| Task |
The lines from the top of the material below through the line containing "const leadFreeLevels = [230, 171];" are to be printed exactly, with pictures omitted.

--- START OF Data extract ---

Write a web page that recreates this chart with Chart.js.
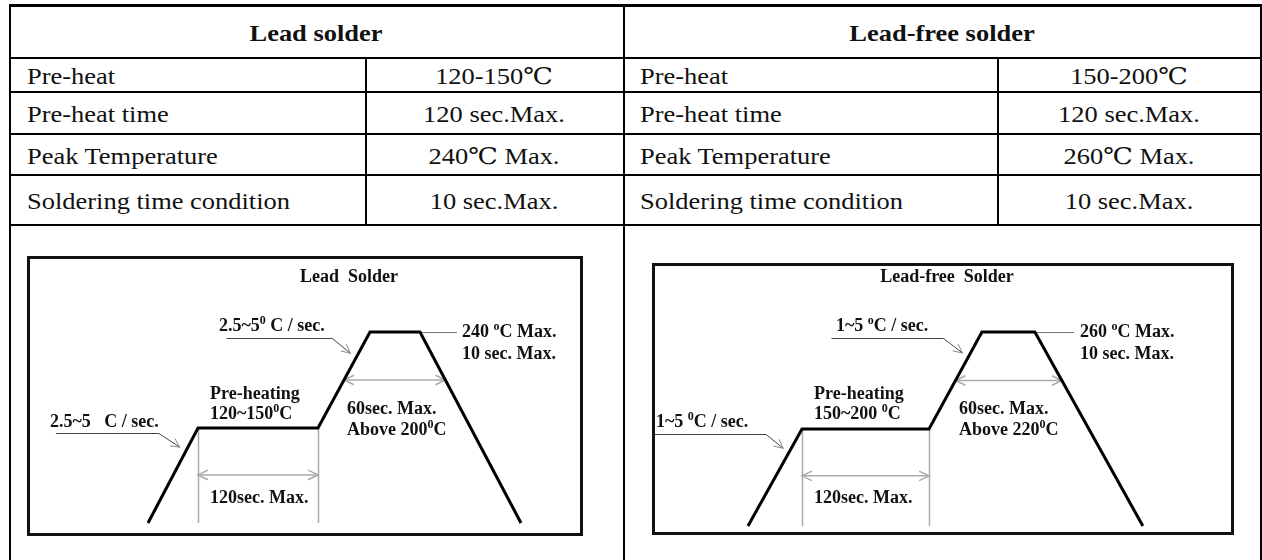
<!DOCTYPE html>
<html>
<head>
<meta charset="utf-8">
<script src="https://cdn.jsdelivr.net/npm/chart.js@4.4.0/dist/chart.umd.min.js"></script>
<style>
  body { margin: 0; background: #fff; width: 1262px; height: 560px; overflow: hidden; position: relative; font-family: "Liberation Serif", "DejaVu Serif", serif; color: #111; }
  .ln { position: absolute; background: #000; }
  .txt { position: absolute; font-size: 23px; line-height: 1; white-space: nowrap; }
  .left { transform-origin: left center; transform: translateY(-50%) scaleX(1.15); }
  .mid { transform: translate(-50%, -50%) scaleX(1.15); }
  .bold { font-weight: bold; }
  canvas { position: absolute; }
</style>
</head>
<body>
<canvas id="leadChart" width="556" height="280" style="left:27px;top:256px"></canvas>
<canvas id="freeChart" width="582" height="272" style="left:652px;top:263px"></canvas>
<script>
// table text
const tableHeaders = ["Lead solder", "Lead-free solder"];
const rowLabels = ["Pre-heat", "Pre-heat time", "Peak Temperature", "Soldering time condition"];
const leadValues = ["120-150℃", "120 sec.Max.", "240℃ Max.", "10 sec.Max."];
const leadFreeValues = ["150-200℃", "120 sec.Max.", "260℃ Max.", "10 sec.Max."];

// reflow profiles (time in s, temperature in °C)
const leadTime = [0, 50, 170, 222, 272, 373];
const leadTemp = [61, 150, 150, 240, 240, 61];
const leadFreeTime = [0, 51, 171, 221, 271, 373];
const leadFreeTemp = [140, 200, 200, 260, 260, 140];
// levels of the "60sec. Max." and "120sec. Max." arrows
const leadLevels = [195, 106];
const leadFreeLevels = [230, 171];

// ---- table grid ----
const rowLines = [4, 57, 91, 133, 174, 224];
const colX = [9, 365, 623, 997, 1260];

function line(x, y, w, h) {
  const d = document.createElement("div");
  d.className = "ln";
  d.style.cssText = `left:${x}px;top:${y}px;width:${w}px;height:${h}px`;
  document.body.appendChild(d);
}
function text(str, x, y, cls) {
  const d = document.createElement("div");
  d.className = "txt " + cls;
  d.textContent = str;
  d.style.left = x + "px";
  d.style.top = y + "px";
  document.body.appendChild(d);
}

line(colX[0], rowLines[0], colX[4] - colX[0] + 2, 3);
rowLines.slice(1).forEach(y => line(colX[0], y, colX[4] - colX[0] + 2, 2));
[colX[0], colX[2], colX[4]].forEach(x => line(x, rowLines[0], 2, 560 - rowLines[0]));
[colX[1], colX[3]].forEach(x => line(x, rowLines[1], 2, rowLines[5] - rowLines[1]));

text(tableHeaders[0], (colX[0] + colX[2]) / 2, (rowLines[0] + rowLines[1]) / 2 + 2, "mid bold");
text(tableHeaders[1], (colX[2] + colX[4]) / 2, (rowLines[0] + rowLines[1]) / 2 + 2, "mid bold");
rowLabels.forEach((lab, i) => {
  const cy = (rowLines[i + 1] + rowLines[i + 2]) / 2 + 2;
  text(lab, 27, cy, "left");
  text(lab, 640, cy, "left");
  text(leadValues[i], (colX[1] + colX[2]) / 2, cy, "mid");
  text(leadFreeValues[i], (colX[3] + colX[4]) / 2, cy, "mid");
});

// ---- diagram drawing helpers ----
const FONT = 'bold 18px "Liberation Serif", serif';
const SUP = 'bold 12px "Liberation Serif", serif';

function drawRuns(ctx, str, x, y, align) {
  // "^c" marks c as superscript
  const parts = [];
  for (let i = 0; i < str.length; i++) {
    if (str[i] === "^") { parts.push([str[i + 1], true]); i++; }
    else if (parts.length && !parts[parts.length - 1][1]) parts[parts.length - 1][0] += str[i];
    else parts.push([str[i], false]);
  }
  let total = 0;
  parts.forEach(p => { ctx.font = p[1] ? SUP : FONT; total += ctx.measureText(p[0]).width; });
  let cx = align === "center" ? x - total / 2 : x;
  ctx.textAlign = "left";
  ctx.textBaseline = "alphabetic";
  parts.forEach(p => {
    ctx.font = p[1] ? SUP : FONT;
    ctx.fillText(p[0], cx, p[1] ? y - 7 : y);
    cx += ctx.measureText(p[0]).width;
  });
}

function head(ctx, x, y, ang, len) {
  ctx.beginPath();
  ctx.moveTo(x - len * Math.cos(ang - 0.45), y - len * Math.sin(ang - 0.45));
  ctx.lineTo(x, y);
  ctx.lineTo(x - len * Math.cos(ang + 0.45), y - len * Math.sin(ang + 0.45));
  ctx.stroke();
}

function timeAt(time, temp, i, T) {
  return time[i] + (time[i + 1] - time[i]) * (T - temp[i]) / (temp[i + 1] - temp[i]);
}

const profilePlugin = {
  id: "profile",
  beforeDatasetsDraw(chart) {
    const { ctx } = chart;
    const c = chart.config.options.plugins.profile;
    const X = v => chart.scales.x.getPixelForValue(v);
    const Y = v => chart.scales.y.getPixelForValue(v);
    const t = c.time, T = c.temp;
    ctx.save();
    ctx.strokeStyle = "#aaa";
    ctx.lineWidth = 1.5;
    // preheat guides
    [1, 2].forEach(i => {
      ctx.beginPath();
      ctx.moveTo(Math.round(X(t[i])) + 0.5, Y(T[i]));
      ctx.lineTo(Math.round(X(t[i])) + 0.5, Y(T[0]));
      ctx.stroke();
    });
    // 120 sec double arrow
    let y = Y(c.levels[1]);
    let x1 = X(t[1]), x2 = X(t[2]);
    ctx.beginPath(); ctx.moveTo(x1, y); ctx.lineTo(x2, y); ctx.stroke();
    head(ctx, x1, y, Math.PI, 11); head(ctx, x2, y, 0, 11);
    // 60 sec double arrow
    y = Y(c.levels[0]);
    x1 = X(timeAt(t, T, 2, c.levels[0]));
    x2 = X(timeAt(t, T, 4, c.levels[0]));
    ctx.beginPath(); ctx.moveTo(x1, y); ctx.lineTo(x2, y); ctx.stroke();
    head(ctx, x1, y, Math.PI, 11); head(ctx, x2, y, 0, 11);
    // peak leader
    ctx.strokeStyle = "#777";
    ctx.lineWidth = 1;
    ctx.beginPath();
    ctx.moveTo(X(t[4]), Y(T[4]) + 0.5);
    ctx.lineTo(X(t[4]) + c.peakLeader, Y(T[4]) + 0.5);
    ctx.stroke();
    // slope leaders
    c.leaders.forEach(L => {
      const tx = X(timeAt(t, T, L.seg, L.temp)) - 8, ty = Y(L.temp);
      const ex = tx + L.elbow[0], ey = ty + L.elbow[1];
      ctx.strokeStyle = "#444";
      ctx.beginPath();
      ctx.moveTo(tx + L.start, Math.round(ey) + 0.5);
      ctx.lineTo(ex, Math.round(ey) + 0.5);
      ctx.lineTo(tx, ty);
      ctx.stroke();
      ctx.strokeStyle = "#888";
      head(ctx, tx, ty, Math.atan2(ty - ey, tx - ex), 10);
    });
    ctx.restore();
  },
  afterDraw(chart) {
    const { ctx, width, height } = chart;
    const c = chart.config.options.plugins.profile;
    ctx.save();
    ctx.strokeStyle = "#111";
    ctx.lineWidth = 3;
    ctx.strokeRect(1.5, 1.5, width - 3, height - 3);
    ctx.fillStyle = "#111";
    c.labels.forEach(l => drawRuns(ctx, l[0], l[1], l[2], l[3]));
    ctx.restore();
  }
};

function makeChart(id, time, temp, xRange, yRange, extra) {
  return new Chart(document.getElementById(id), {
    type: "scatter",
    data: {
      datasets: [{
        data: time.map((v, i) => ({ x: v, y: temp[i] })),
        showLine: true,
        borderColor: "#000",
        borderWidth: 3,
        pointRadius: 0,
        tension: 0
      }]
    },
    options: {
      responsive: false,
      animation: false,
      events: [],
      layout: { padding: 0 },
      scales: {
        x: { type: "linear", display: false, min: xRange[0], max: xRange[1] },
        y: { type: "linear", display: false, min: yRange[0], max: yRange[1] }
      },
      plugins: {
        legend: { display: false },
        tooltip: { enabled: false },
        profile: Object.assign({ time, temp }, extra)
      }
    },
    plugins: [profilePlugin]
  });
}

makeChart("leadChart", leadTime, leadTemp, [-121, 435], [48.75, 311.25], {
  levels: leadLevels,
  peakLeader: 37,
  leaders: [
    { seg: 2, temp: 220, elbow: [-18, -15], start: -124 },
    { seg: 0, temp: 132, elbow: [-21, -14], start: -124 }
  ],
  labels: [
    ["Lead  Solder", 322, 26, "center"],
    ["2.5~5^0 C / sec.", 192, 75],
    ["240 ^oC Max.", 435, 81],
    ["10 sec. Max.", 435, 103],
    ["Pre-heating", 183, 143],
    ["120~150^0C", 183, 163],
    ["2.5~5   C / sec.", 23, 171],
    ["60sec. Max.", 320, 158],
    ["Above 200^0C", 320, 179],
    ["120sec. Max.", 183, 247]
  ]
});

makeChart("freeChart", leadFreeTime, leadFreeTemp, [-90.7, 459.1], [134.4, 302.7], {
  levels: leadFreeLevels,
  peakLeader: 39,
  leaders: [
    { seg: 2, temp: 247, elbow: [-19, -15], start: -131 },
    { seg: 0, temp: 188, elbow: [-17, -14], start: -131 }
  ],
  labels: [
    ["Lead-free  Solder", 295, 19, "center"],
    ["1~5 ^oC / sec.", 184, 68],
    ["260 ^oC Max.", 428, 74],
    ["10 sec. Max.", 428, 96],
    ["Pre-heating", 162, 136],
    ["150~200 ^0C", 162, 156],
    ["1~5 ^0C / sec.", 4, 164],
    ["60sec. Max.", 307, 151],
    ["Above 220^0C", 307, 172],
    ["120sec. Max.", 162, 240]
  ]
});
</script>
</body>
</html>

--- END OF Data extract ---

| Expected answer |
Write a web page that recreates this chart with Chart.js.
<!DOCTYPE html>
<html>
<head>
<meta charset="utf-8">
<script src="https://cdn.jsdelivr.net/npm/chart.js@4.4.0/dist/chart.umd.min.js"></script>
<style>
  body { margin: 0; background: #fff; width: 1262px; height: 560px; overflow: hidden; position: relative; font-family: "Liberation Serif", "DejaVu Serif", serif; color: #111; }
  .ln { position: absolute; background: #000; }
  .txt { position: absolute; font-size: 23px; line-height: 1; white-space: nowrap; }
  .left { transform-origin: left center; transform: translateY(-50%) scaleX(1.15); }
  .mid { transform: translate(-50%, -50%) scaleX(1.15); }
  .bold { font-weight: bold; }
  canvas { position: absolute; }
</style>
</head>
<body>
<canvas id="leadChart" width="556" height="280" style="left:27px;top:256px"></canvas>
<canvas id="freeChart" width="582" height="272" style="left:652px;top:263px"></canvas>
<script>
// table text
const tableHeaders = ["Lead solder", "Lead-free solder"];
const rowLabels = ["Pre-heat", "Pre-heat time", "Peak Temperature", "Soldering time condition"];
const leadValues = ["120-150℃", "120 sec.Max.", "240℃ Max.", "10 sec.Max."];
const leadFreeValues = ["150-200℃", "120 sec.Max.", "260℃ Max.", "10 sec.Max."];

// reflow profiles (time in s, temperature in °C)
const leadTime = [0, 50, 170, 222, 272, 373];
const leadTemp = [61, 150, 150, 240, 240, 61];
const leadFreeTime = [0, 51, 171, 221, 271, 373];
const leadFreeTemp = [140, 200, 200, 260, 260, 140];
// levels of the "60sec. Max." and "120sec. Max." arrows
const leadLevels = [195, 106];
const leadFreeLevels = [230, 171];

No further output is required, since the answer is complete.